Friday, December 23, 2011

GN Review -- Transmetropolitan: Lust for Life / Warren Ellis and Darick Robertson

I picked up the first volume of Transmetropolitan, entitled Back on the Street, and was blown away by it. This second volume continues the story of Spider Jerusalem and his journalistic adventures in The City, with the raw, in-your-face tone and dark satire of human culture intact, as well as a healthy dose of mishaps in store for our favorite ball-busting columnist.

The first half of the book is a series of three stories, involving human consciousness downloads into a nanotech life-form, the woes encountered by humans cryogenically frozen and revived from the past, and a very futuristic and literal take on what a human cultural reservation is. The final half is a three-part story in which Jerusalem is systematically cut off from his support at his newsfeed, the Word, and then hunted by a group of people for a crime his wife committed right before she had her head cryogenically frozen.

Through it all we see Spider's relationships with people, past and present, and how his pursuit of a story for his column has wrecked people's lives in a big way. A police dog (who presumably used to be human) has a huge bone to pick with him due to a past incident or two, and his relationship with his assistant, Channon, crumbles further as he fails to demonstrate enough compassion for the situations she's currently enduring. And one of the Word's staff, a former assistant to Spider, has a big grudge against him, going so far as to sell him out to assassins, for a perceived wrong he committed while they were on the job years ago.

In a way, the former half of the book supports the latter half, since the exploration of different future cultures and life forms inform the people hunting Jerusalem, while the cryonics plays a part in how Jerusalem's wife was being preserved. Both arcs are engaging and entertaining, often swapping insightful and cynical observations about human nature with the teeth-gritting, eye-popping rage that Jerusalem so often feels or invokes in others. Whether it's his editor Royce's feverish cigarette-smoking anxiety over Jerusalem's status and fate; Jerusalem's wife, currently dead, loudly and viciously flipping her husband off from her virtual nirvana; or Jerusalem's own subdued condemnation of the human culture of the time, one that has no interest in learning from the past or its denizens, there's no doubt that Warren Ellis and Darick Robertson know how to pack a wallop when they tell a story.

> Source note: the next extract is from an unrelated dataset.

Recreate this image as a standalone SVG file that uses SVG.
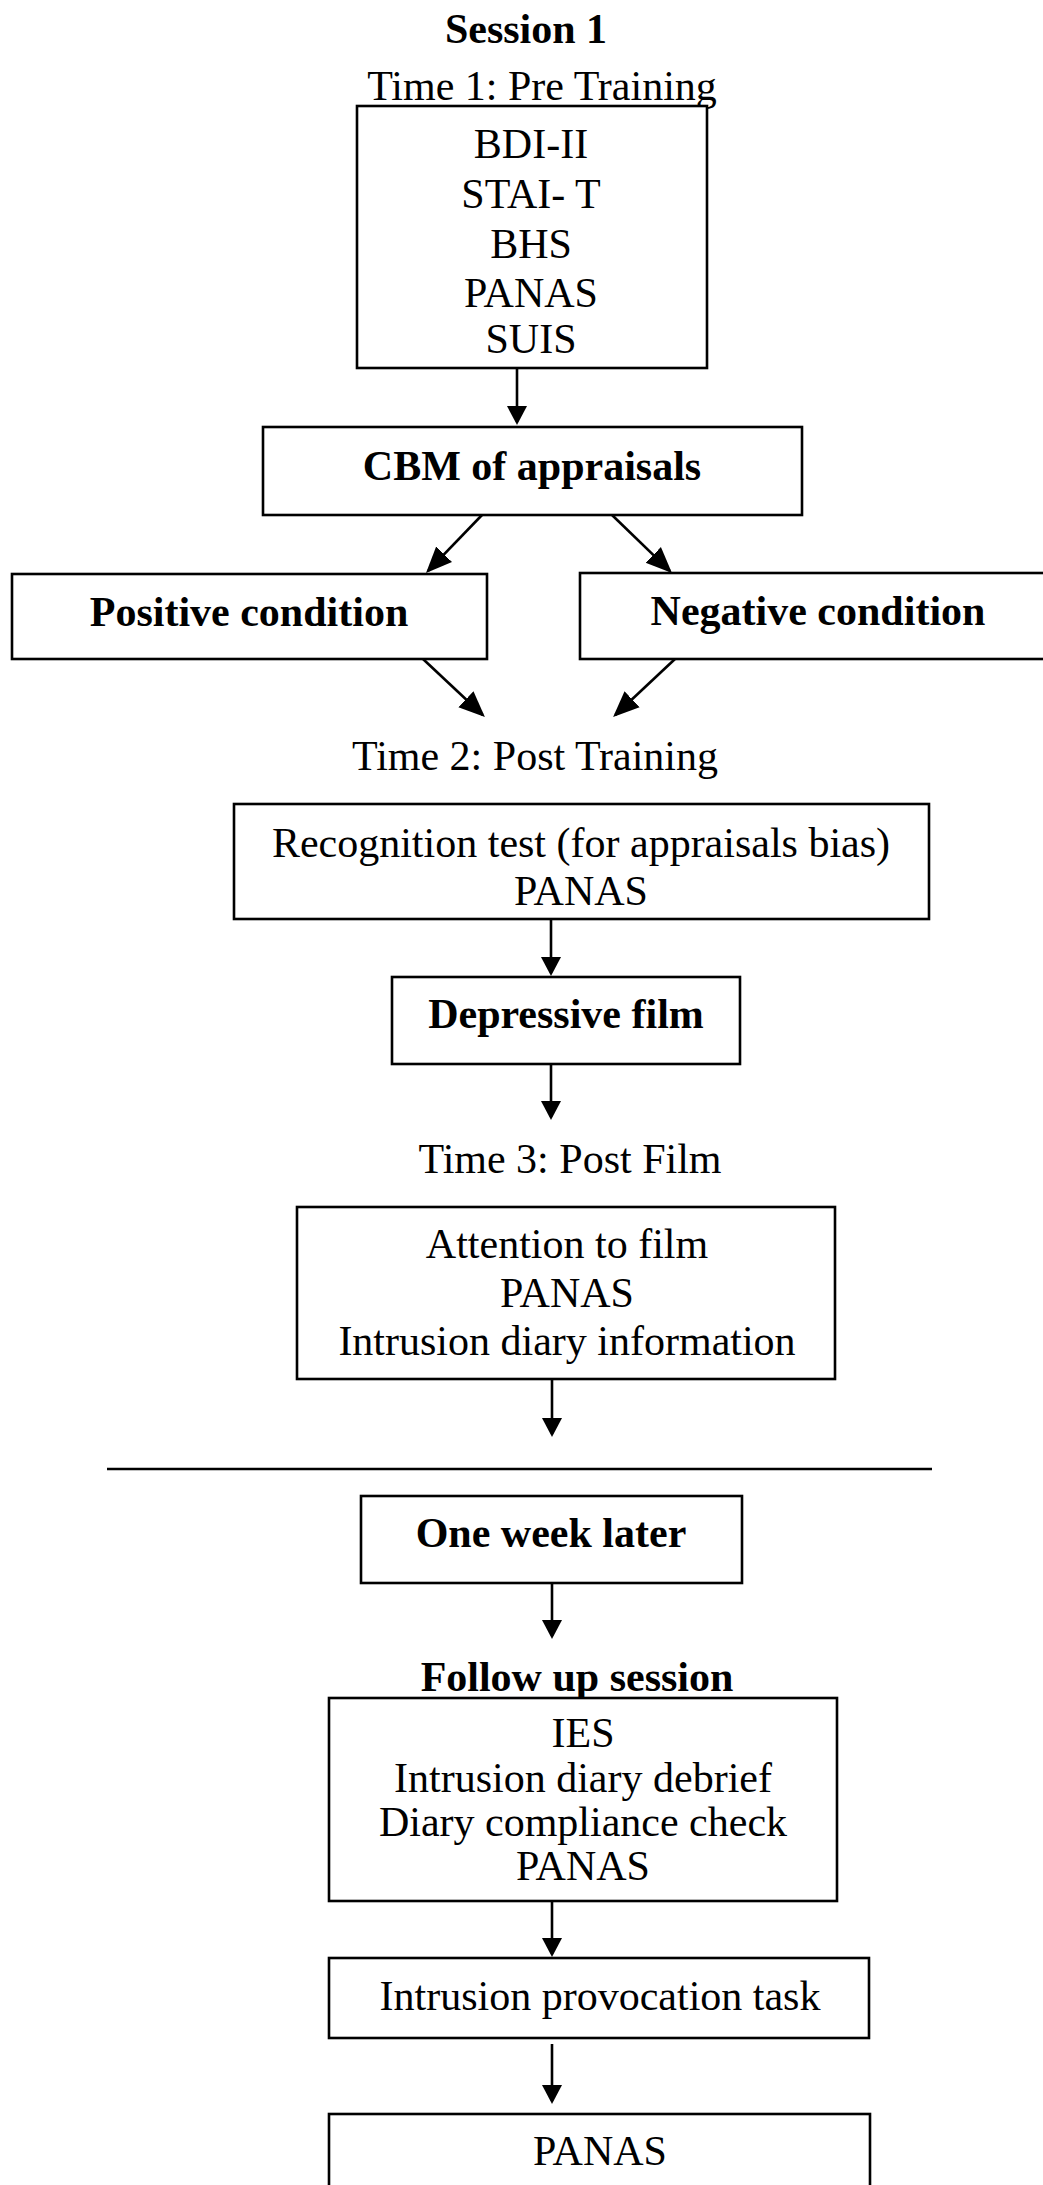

Transmetropolitan continues to shock and entertain me as I read it. Spider's a cynical bastard who loves pressing people's buttons in his pursuit for the story, with friends who'd as soon punch his lights out as give him an exclusive interview or do him a favor. Lust for Life keeps the wheels spinning, ensuring I'll return to this series whenever I get the opportunity. In the meantime, I'd urge anyone who hasn't read this angry, insightful series to give it a try. It just may become your next guilty pleasure. Or un-guilty pleasure. Highly recommended.